I then looked into the firewire adapter. I found a lot of troubleshooting ideas online regarding RME devices and/or firewire adapters, such as:

  • making sure your firewire adapter has a TI or VIA chipset (mine was VIA)
  • trying a different firewire cable
  • disabling visual enhancements in windows
  • disabling the DVD drive

..none of which helped. On one site or another it was suggested to download a DPC latency checker (http://www.thesycon.de/deu/latency_check.shtml), which showed a regular "red" latency spike every 15 seconds.

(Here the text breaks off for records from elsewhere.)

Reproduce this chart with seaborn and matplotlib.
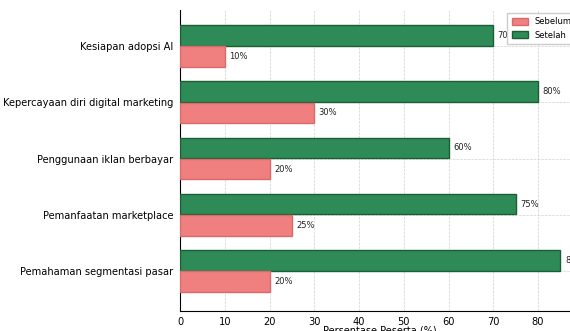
import matplotlib
matplotlib.use("Agg")
import matplotlib.pyplot as plt
import seaborn as sns
import pandas as pd

# data
categories = [
    "Kesiapan adopsi AI",
    "Kepercayaan diri digital marketing",
    "Penggunaan iklan berbayar",
    "Pemanfaatan marketplace",
    "Pemahaman segmentasi pasar",
]
sebelum = [10, 30, 20, 25, 20]
setelah = [70, 80, 60, 75, 85]

df = pd.DataFrame({
    "Aspek": categories * 2,
    "Nilai": setelah + sebelum,
    "Status": ["Setelah"] * len(categories) + ["Sebelum"] * len(categories),
})

sns.set_style("white")
plt.rcParams["font.family"] = ["DejaVu Sans"]
plt.rcParams["text.color"] = "black"
plt.rcParams["xtick.color"] = "black"
plt.rcParams["ytick.color"] = "black"
plt.rcParams["axes.labelcolor"] = "black"

fig = plt.figure(figsize=(5.7, 3.31), dpi=100)
ax = fig.add_axes([0.3158, 0.0604, 0.7008, 0.9094])

palette = {"Setelah": "#2e8b57", "Sebelum": "#f08080"}
sns.barplot(data=df, y="Aspek", x="Nilai", hue="Status", hue_order=["Setelah", "Sebelum"],
            palette=palette, orient="h", width=0.75, gap=0.03, saturation=1, ax=ax, zorder=3)

# edge colours per series
for bar_container, edge in zip(ax.containers, ["#1b5e34", "#d96a6a"]):
    for p in bar_container:
        p.set_edgecolor(edge)
        p.set_linewidth(1.0)
    for p in bar_container:
        w = p.get_width()
        ax.text(w + 1.0, p.get_y() + p.get_height() / 2, f"{int(w)}%",
                va="center", ha="left", fontsize=6, color="#222222", zorder=4)

ax.set_xlim(0, max(setelah) * 1.05)
ax.set_ylim(4.71, -0.64)
ax.set_ylabel("")
ax.set_xlabel("Persentase Peserta (%)", fontsize=7, labelpad=-1)
ax.tick_params(axis="y", labelsize=7.1, length=3, pad=2)
ax.tick_params(axis="x", labelsize=7.1, length=3, pad=1)
ax.grid(True, linestyle="--", linewidth=0.5, color="#d0d0d0", zorder=0)
ax.set_axisbelow(True)
sns.despine(ax=ax, top=True, right=True)
ax.spines["left"].set_color("black")
ax.spines["bottom"].set_color("black")

handles, labels = ax.get_legend_handles_labels()
order = [labels.index("Sebelum"), labels.index("Setelah")]
leg = ax.legend([handles[i] for i in order], [labels[i] for i in order], loc="upper right",
                fontsize=6, frameon=True, framealpha=1, edgecolor="#cccccc", fancybox=False,
                handlelength=2.0, handleheight=0.9, borderpad=0.5, borderaxespad=0.4)
for h, edge in zip(leg.legend_handles, ["#d96a6a", "#1b5e34"]):
    h.set_edgecolor(edge)
    h.set_linewidth(1.0)

fig.savefig("out.png", dpi=100)
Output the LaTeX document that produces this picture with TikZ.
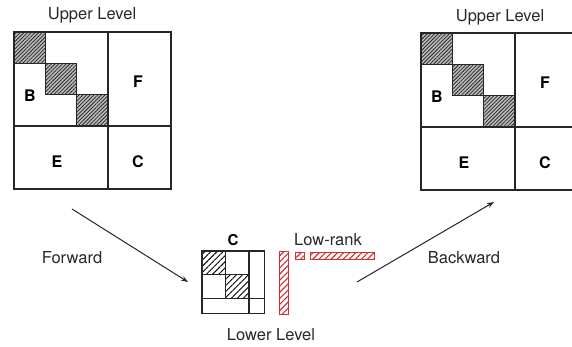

Searching for "dpc latency" and "dell" I found that there was an issue with Dell Alienware laptops and audio dropouts, possibly related to the NVidia graphics driver:

http://en.community.dell.com/dell-blogs/Direct2Dell/b/direct2dell/archive/2010/02/19/update-on-dpc-latency-for-alienware-m17x-customers.aspx

Assuming it was similar to my problems with the Vostro, I installed the latest video driver from the nvidia site. That didn't help. Another link suggested to turn off "Power management mode" in the Nvidia 3d control panel. This seemed to reduce the DPC spike and audio dropout frequency but it was still there. Finally I found there was an BIOS update for my Vostro. The new version was A5 and I was at A3. And... the new BIOS fixed both audio dropouts and DPC latency spikes.